(begin)
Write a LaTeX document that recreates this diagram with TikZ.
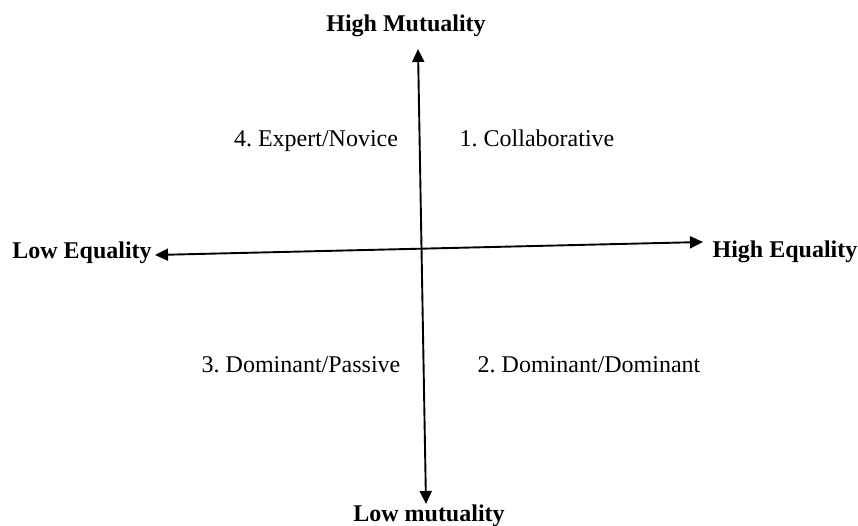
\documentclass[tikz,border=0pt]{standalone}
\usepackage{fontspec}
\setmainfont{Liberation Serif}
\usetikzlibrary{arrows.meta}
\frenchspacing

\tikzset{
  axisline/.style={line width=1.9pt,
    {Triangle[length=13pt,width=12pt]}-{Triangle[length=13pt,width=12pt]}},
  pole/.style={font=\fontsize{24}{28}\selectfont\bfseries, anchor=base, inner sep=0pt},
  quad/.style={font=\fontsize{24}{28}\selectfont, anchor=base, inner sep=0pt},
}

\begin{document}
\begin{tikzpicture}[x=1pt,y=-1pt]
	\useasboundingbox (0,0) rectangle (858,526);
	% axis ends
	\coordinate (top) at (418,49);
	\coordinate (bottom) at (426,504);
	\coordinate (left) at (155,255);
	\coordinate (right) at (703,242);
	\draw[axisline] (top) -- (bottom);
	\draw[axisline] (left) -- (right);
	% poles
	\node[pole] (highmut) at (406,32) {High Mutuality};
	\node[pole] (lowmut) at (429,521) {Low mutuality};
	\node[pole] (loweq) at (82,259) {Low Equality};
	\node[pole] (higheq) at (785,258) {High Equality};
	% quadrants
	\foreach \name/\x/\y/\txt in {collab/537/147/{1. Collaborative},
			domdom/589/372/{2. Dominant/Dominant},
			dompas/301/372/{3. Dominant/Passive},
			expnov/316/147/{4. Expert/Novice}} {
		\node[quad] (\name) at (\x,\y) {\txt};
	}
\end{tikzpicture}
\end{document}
(end)
Write the listing above out again exactly, dropping each image.

Write a LaTeX document that recreates this diagram with TikZ.
\documentclass[tikz,border=0pt]{standalone}
\usepackage{fontspec}
\setmainfont{Liberation Serif}
\usetikzlibrary{arrows.meta}
\frenchspacing

\tikzset{
  axisline/.style={line width=1.9pt,
    {Triangle[length=13pt,width=12pt]}-{Triangle[length=13pt,width=12pt]}},
  pole/.style={font=\fontsize{24}{28}\selectfont\bfseries, anchor=base, inner sep=0pt},
  quad/.style={font=\fontsize{24}{28}\selectfont, anchor=base, inner sep=0pt},
}

\begin{document}
\begin{tikzpicture}[x=1pt,y=-1pt]
	\useasboundingbox (0,0) rectangle (858,526);
	% axis ends
	\coordinate (top) at (418,49);
	\coordinate (bottom) at (426,504);
	\coordinate (left) at (155,255);
	\coordinate (right) at (703,242);
	\draw[axisline] (top) -- (bottom);
	\draw[axisline] (left) -- (right);
	% poles
	\node[pole] (highmut) at (406,32) {High Mutuality};
	\node[pole] (lowmut) at (429,521) {Low mutuality};
	\node[pole] (loweq) at (82,259) {Low Equality};
	\node[pole] (higheq) at (785,258) {High Equality};
	% quadrants
	\foreach \name/\x/\y/\txt in {collab/537/147/{1. Collaborative},
			domdom/589/372/{2. Dominant/Dominant},
			dompas/301/372/{3. Dominant/Passive},
			expnov/316/147/{4. Expert/Novice}} {
		\node[quad] (\name) at (\x,\y) {\txt};
	}
\end{tikzpicture}
\end{document}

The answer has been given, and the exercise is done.